** Directions for this task **
Leave out the pictures and transcribe everything else exactly.

** Exercise material **
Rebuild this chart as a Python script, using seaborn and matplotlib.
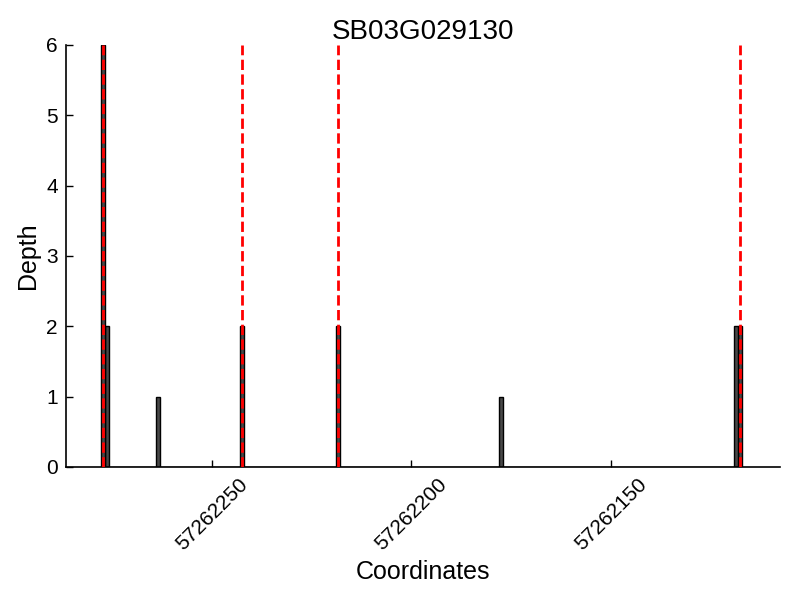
import numpy as np
import pandas as pd
import matplotlib
matplotlib.use("Agg")
import matplotlib.pyplot as plt
import seaborn as sns

# Depth per coordinate
coords = [57262277, 57262276, 57262263, 57262242, 57262218, 57262177, 57262118, 57262117]
depth = [6, 2, 1, 2, 2, 1, 2, 2]
# Red dashed markers
marks = [57262277, 57262242, 57262218, 57262117]
ticks = [57262250, 57262200, 57262150]
gene = "SB03G029130"

sns.set_style("ticks")
plt.rcParams['font.family'] = ['Liberation Sans', 'DejaVu Sans']
plt.rcParams['xtick.direction'] = 'in'
plt.rcParams['ytick.direction'] = 'in'
plt.rcParams['text.color'] = 'black'
plt.rcParams['axes.labelcolor'] = 'black'

df = pd.DataFrame({'coord': coords, 'depth': depth})

fig = plt.figure(figsize=(8, 6), dpi=100)
ax = fig.add_axes([0.0825, 0.222, 0.8925, 0.703])

# one bin per base: each bar spans [c, c+1)
sns.histplot(data=df, x='coord', weights='depth', binwidth=1,
             binrange=(min(coords), max(coords) + 1),
             color='#484848', edgecolor='black', linewidth=1, alpha=1, ax=ax)

for m in marks:
    ax.axvline(m + 0.5, color='red', linestyle='--', linewidth=2, zorder=5)

ax.set_xlim(57262286.7, 57262107.5)
ax.set_ylim(0, 6)
ax.set_xticks(ticks)
ax.set_xticklabels([str(t) for t in ticks], rotation=45, fontsize=15)
ax.set_yticks(range(7))
ax.set_yticklabels([str(i) for i in range(7)], fontsize=15)
ax.tick_params(axis='both', length=5, width=1, colors='black', pad=6)
ax.set_xlabel('Coordinates', fontsize=18)
ax.set_ylabel('Depth', fontsize=18)
ax.set_title(gene, fontsize=20, pad=4)
sns.despine(ax=ax)
for s in ['left', 'bottom']:
    ax.spines[s].set_linewidth(1.2)
    ax.spines[s].set_color('black')

fig.savefig('out.png', dpi=100)
plt.close(fig)
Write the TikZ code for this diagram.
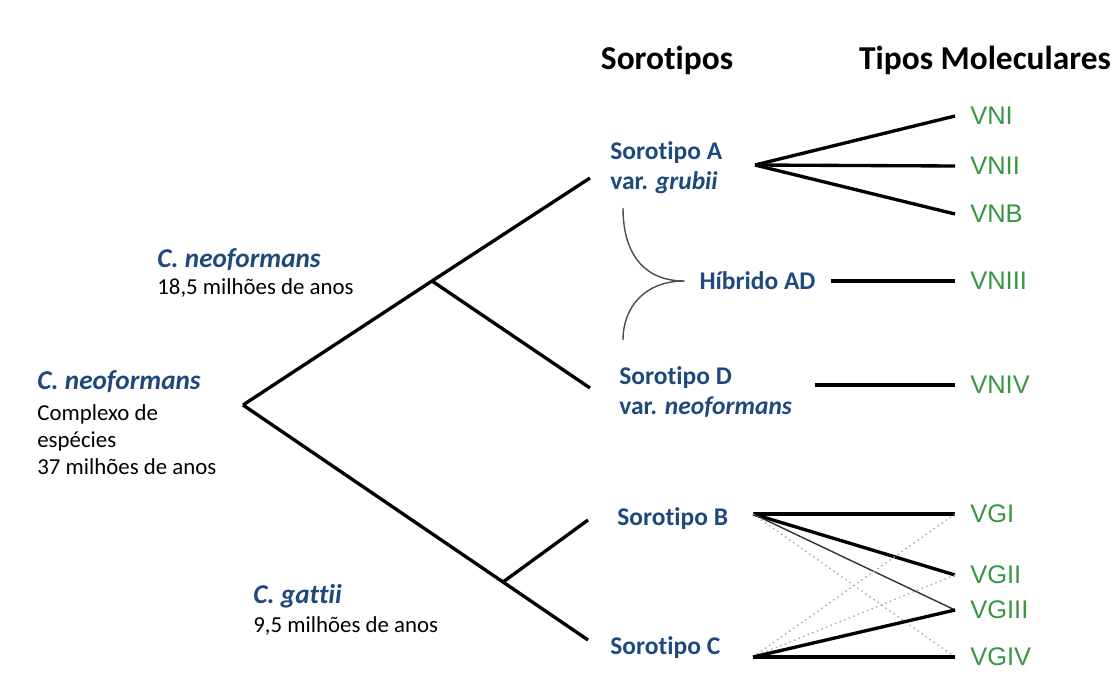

** Result of this exercise **
Rebuild this chart as a Python script, using seaborn and matplotlib.
import numpy as np
import pandas as pd
import matplotlib
matplotlib.use("Agg")
import matplotlib.pyplot as plt
import seaborn as sns

# Depth per coordinate
coords = [57262277, 57262276, 57262263, 57262242, 57262218, 57262177, 57262118, 57262117]
depth = [6, 2, 1, 2, 2, 1, 2, 2]
# Red dashed markers
marks = [57262277, 57262242, 57262218, 57262117]
ticks = [57262250, 57262200, 57262150]
gene = "SB03G029130"

sns.set_style("ticks")
plt.rcParams['font.family'] = ['Liberation Sans', 'DejaVu Sans']
plt.rcParams['xtick.direction'] = 'in'
plt.rcParams['ytick.direction'] = 'in'
plt.rcParams['text.color'] = 'black'
plt.rcParams['axes.labelcolor'] = 'black'

df = pd.DataFrame({'coord': coords, 'depth': depth})

fig = plt.figure(figsize=(8, 6), dpi=100)
ax = fig.add_axes([0.0825, 0.222, 0.8925, 0.703])

# one bin per base: each bar spans [c, c+1)
sns.histplot(data=df, x='coord', weights='depth', binwidth=1,
             binrange=(min(coords), max(coords) + 1),
             color='#484848', edgecolor='black', linewidth=1, alpha=1, ax=ax)

for m in marks:
    ax.axvline(m + 0.5, color='red', linestyle='--', linewidth=2, zorder=5)

ax.set_xlim(57262286.7, 57262107.5)
ax.set_ylim(0, 6)
ax.set_xticks(ticks)
ax.set_xticklabels([str(t) for t in ticks], rotation=45, fontsize=15)
ax.set_yticks(range(7))
ax.set_yticklabels([str(i) for i in range(7)], fontsize=15)
ax.tick_params(axis='both', length=5, width=1, colors='black', pad=6)
ax.set_xlabel('Coordinates', fontsize=18)
ax.set_ylabel('Depth', fontsize=18)
ax.set_title(gene, fontsize=20, pad=4)
sns.despine(ax=ax)
for s in ['left', 'bottom']:
    ax.spines[s].set_linewidth(1.2)
    ax.spines[s].set_color('black')

fig.savefig('out.png', dpi=100)
plt.close(fig)
Write the TikZ code for this diagram.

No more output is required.